[Source code of charts]
--------------------------------------------------
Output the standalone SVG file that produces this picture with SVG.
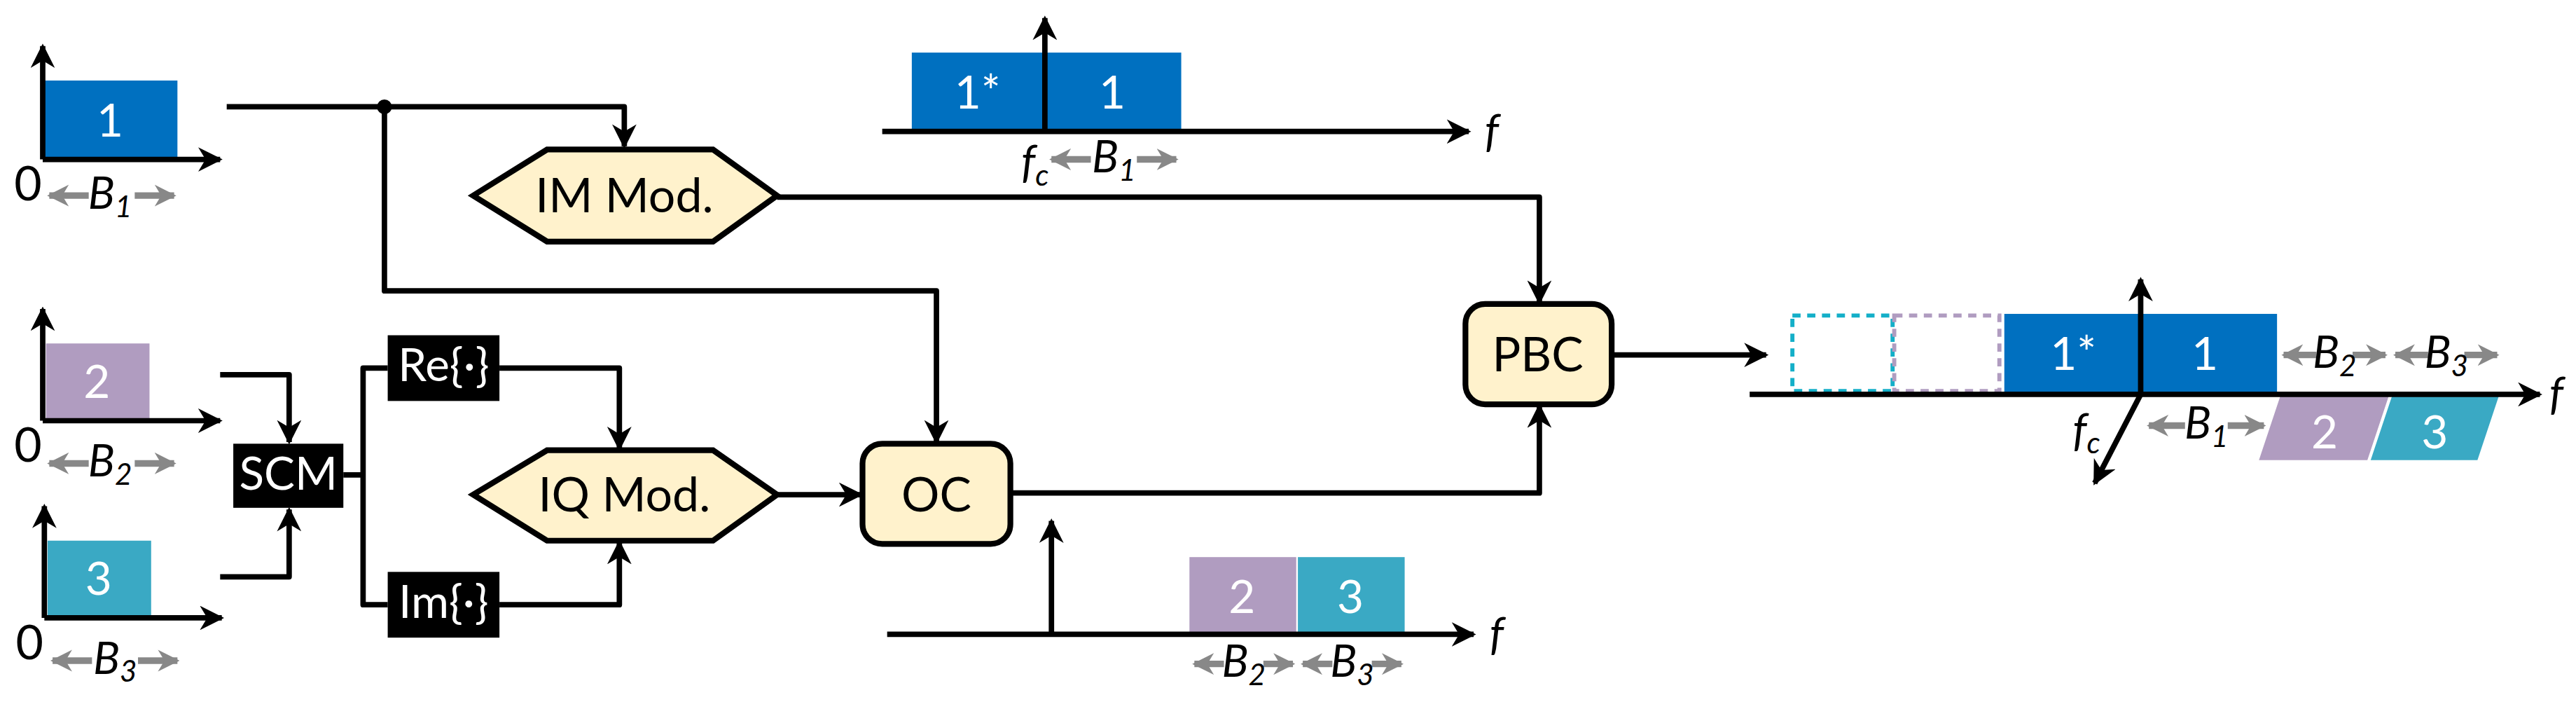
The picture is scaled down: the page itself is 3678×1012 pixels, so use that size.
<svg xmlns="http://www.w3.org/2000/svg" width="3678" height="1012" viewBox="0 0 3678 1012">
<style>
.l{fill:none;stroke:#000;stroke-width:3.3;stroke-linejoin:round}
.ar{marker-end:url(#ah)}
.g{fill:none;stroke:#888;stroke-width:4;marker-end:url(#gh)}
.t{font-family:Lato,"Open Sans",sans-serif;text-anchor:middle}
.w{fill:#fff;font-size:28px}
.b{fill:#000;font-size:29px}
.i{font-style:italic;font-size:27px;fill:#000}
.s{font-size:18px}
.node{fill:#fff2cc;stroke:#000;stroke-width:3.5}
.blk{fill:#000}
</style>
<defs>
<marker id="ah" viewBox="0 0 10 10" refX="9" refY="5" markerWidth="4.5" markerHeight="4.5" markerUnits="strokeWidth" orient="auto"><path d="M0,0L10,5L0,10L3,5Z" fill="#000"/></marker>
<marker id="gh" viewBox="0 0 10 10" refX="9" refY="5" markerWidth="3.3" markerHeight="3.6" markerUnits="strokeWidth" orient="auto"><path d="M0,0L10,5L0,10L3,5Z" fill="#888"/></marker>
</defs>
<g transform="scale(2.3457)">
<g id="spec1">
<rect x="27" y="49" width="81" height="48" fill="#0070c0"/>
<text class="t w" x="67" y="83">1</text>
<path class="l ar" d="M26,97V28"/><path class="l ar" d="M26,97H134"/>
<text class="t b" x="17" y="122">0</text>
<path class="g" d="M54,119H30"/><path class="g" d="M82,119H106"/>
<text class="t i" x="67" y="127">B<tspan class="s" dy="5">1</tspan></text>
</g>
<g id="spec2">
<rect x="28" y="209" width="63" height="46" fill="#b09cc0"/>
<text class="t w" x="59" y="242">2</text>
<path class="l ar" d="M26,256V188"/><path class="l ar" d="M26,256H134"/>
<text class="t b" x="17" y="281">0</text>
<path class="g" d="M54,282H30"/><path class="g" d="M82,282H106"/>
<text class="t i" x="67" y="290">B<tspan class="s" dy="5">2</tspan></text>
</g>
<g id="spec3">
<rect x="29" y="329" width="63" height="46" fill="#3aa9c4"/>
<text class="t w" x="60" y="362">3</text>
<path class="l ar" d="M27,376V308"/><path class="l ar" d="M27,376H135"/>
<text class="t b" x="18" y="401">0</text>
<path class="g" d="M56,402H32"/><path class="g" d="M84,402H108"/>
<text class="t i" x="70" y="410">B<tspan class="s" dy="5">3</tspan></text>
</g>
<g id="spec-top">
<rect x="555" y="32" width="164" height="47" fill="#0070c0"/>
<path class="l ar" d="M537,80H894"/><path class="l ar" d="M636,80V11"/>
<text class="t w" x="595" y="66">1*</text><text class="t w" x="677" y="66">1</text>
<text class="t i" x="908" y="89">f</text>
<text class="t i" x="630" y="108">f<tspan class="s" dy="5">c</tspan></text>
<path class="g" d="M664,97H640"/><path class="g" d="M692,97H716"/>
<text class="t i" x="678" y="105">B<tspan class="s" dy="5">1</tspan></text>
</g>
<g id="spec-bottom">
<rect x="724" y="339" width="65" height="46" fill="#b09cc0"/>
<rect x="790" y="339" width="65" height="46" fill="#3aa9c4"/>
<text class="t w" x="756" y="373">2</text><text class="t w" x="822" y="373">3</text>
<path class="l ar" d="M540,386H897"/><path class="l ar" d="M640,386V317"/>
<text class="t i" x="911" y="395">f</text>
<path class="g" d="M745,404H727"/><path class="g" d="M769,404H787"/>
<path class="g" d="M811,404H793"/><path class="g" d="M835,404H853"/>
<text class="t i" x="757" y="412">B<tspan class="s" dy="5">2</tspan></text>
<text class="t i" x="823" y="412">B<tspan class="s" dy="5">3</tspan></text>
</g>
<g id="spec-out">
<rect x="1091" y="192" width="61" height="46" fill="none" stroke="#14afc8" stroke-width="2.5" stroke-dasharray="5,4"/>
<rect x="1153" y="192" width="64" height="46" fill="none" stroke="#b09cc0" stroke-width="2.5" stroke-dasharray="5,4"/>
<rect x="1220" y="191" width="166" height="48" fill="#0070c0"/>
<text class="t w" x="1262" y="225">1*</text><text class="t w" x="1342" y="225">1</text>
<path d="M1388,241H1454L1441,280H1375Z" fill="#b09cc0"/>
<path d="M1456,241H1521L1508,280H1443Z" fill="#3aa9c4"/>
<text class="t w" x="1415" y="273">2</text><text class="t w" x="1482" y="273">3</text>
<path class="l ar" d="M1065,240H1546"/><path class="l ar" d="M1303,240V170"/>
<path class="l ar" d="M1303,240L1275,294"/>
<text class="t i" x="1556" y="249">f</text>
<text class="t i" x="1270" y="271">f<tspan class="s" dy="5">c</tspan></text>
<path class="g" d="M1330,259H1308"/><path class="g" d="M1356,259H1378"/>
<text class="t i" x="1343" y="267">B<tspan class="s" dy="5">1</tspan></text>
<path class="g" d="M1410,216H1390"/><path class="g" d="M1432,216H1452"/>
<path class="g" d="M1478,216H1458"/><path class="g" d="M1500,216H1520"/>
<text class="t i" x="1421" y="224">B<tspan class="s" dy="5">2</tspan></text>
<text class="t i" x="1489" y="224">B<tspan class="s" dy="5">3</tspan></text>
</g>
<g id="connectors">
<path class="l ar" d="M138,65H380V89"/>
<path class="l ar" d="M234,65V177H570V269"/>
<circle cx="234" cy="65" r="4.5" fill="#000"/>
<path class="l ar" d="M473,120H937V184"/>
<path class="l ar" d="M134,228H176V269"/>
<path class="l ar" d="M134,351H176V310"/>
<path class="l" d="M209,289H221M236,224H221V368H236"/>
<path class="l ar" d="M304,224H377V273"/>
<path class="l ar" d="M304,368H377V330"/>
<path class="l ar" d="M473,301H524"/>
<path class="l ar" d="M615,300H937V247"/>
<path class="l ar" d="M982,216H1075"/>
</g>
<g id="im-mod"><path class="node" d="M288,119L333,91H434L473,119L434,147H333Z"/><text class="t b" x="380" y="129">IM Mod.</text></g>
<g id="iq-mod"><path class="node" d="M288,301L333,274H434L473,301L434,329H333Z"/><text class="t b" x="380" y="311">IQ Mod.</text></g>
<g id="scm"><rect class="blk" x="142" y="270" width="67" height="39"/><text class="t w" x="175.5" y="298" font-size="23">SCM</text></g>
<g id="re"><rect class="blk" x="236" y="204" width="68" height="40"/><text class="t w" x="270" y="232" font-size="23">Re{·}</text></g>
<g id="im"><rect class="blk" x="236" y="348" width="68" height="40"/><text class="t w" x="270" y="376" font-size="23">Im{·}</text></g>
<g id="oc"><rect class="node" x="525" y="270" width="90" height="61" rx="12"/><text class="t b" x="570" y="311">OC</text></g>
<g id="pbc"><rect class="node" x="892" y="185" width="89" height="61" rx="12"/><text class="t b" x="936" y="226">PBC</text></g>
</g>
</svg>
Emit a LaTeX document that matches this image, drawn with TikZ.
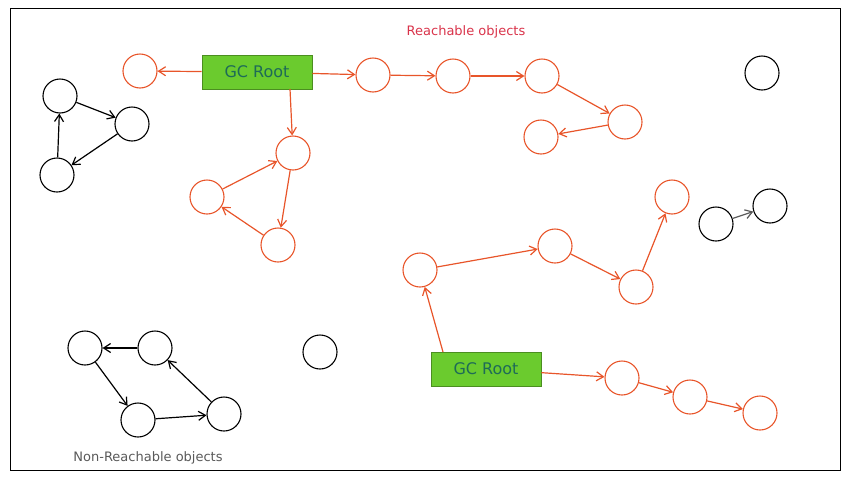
--------------------------------------------------
*STATED TASK*: Can you restate all the records above word for word while dropping the pictures?

*SOLUTION FOR THIS TASK*:
Output the standalone SVG file that produces this picture with SVG.
The picture is scaled down: the page itself is 3678×1012 pixels, so use that size.
<svg xmlns="http://www.w3.org/2000/svg" width="3678" height="1012" viewBox="0 0 3678 1012">
<style>
.l{fill:none;stroke:#000;stroke-width:3.3;stroke-linejoin:round}
.ar{marker-end:url(#ah)}
.g{fill:none;stroke:#888;stroke-width:4;marker-end:url(#gh)}
.t{font-family:Lato,"Open Sans",sans-serif;text-anchor:middle}
.w{fill:#fff;font-size:28px}
.b{fill:#000;font-size:29px}
.i{font-style:italic;font-size:27px;fill:#000}
.s{font-size:18px}
.node{fill:#fff2cc;stroke:#000;stroke-width:3.5}
.blk{fill:#000}
</style>
<defs>
<marker id="ah" viewBox="0 0 10 10" refX="9" refY="5" markerWidth="4.5" markerHeight="4.5" markerUnits="strokeWidth" orient="auto"><path d="M0,0L10,5L0,10L3,5Z" fill="#000"/></marker>
<marker id="gh" viewBox="0 0 10 10" refX="9" refY="5" markerWidth="3.3" markerHeight="3.6" markerUnits="strokeWidth" orient="auto"><path d="M0,0L10,5L0,10L3,5Z" fill="#888"/></marker>
</defs>
<g transform="scale(2.3457)">
<g id="spec1">
<rect x="27" y="49" width="81" height="48" fill="#0070c0"/>
<text class="t w" x="67" y="83">1</text>
<path class="l ar" d="M26,97V28"/><path class="l ar" d="M26,97H134"/>
<text class="t b" x="17" y="122">0</text>
<path class="g" d="M54,119H30"/><path class="g" d="M82,119H106"/>
<text class="t i" x="67" y="127">B<tspan class="s" dy="5">1</tspan></text>
</g>
<g id="spec2">
<rect x="28" y="209" width="63" height="46" fill="#b09cc0"/>
<text class="t w" x="59" y="242">2</text>
<path class="l ar" d="M26,256V188"/><path class="l ar" d="M26,256H134"/>
<text class="t b" x="17" y="281">0</text>
<path class="g" d="M54,282H30"/><path class="g" d="M82,282H106"/>
<text class="t i" x="67" y="290">B<tspan class="s" dy="5">2</tspan></text>
</g>
<g id="spec3">
<rect x="29" y="329" width="63" height="46" fill="#3aa9c4"/>
<text class="t w" x="60" y="362">3</text>
<path class="l ar" d="M27,376V308"/><path class="l ar" d="M27,376H135"/>
<text class="t b" x="18" y="401">0</text>
<path class="g" d="M56,402H32"/><path class="g" d="M84,402H108"/>
<text class="t i" x="70" y="410">B<tspan class="s" dy="5">3</tspan></text>
</g>
<g id="spec-top">
<rect x="555" y="32" width="164" height="47" fill="#0070c0"/>
<path class="l ar" d="M537,80H894"/><path class="l ar" d="M636,80V11"/>
<text class="t w" x="595" y="66">1*</text><text class="t w" x="677" y="66">1</text>
<text class="t i" x="908" y="89">f</text>
<text class="t i" x="630" y="108">f<tspan class="s" dy="5">c</tspan></text>
<path class="g" d="M664,97H640"/><path class="g" d="M692,97H716"/>
<text class="t i" x="678" y="105">B<tspan class="s" dy="5">1</tspan></text>
</g>
<g id="spec-bottom">
<rect x="724" y="339" width="65" height="46" fill="#b09cc0"/>
<rect x="790" y="339" width="65" height="46" fill="#3aa9c4"/>
<text class="t w" x="756" y="373">2</text><text class="t w" x="822" y="373">3</text>
<path class="l ar" d="M540,386H897"/><path class="l ar" d="M640,386V317"/>
<text class="t i" x="911" y="395">f</text>
<path class="g" d="M745,404H727"/><path class="g" d="M769,404H787"/>
<path class="g" d="M811,404H793"/><path class="g" d="M835,404H853"/>
<text class="t i" x="757" y="412">B<tspan class="s" dy="5">2</tspan></text>
<text class="t i" x="823" y="412">B<tspan class="s" dy="5">3</tspan></text>
</g>
<g id="spec-out">
<rect x="1091" y="192" width="61" height="46" fill="none" stroke="#14afc8" stroke-width="2.5" stroke-dasharray="5,4"/>
<rect x="1153" y="192" width="64" height="46" fill="none" stroke="#b09cc0" stroke-width="2.5" stroke-dasharray="5,4"/>
<rect x="1220" y="191" width="166" height="48" fill="#0070c0"/>
<text class="t w" x="1262" y="225">1*</text><text class="t w" x="1342" y="225">1</text>
<path d="M1388,241H1454L1441,280H1375Z" fill="#b09cc0"/>
<path d="M1456,241H1521L1508,280H1443Z" fill="#3aa9c4"/>
<text class="t w" x="1415" y="273">2</text><text class="t w" x="1482" y="273">3</text>
<path class="l ar" d="M1065,240H1546"/><path class="l ar" d="M1303,240V170"/>
<path class="l ar" d="M1303,240L1275,294"/>
<text class="t i" x="1556" y="249">f</text>
<text class="t i" x="1270" y="271">f<tspan class="s" dy="5">c</tspan></text>
<path class="g" d="M1330,259H1308"/><path class="g" d="M1356,259H1378"/>
<text class="t i" x="1343" y="267">B<tspan class="s" dy="5">1</tspan></text>
<path class="g" d="M1410,216H1390"/><path class="g" d="M1432,216H1452"/>
<path class="g" d="M1478,216H1458"/><path class="g" d="M1500,216H1520"/>
<text class="t i" x="1421" y="224">B<tspan class="s" dy="5">2</tspan></text>
<text class="t i" x="1489" y="224">B<tspan class="s" dy="5">3</tspan></text>
</g>
<g id="connectors">
<path class="l ar" d="M138,65H380V89"/>
<path class="l ar" d="M234,65V177H570V269"/>
<circle cx="234" cy="65" r="4.5" fill="#000"/>
<path class="l ar" d="M473,120H937V184"/>
<path class="l ar" d="M134,228H176V269"/>
<path class="l ar" d="M134,351H176V310"/>
<path class="l" d="M209,289H221M236,224H221V368H236"/>
<path class="l ar" d="M304,224H377V273"/>
<path class="l ar" d="M304,368H377V330"/>
<path class="l ar" d="M473,301H524"/>
<path class="l ar" d="M615,300H937V247"/>
<path class="l ar" d="M982,216H1075"/>
</g>
<g id="im-mod"><path class="node" d="M288,119L333,91H434L473,119L434,147H333Z"/><text class="t b" x="380" y="129">IM Mod.</text></g>
<g id="iq-mod"><path class="node" d="M288,301L333,274H434L473,301L434,329H333Z"/><text class="t b" x="380" y="311">IQ Mod.</text></g>
<g id="scm"><rect class="blk" x="142" y="270" width="67" height="39"/><text class="t w" x="175.5" y="298" font-size="23">SCM</text></g>
<g id="re"><rect class="blk" x="236" y="204" width="68" height="40"/><text class="t w" x="270" y="232" font-size="23">Re{·}</text></g>
<g id="im"><rect class="blk" x="236" y="348" width="68" height="40"/><text class="t w" x="270" y="376" font-size="23">Im{·}</text></g>
<g id="oc"><rect class="node" x="525" y="270" width="90" height="61" rx="12"/><text class="t b" x="570" y="311">OC</text></g>
<g id="pbc"><rect class="node" x="892" y="185" width="89" height="61" rx="12"/><text class="t b" x="936" y="226">PBC</text></g>
</g>
</svg>
Emit a LaTeX document that matches this image, drawn with TikZ.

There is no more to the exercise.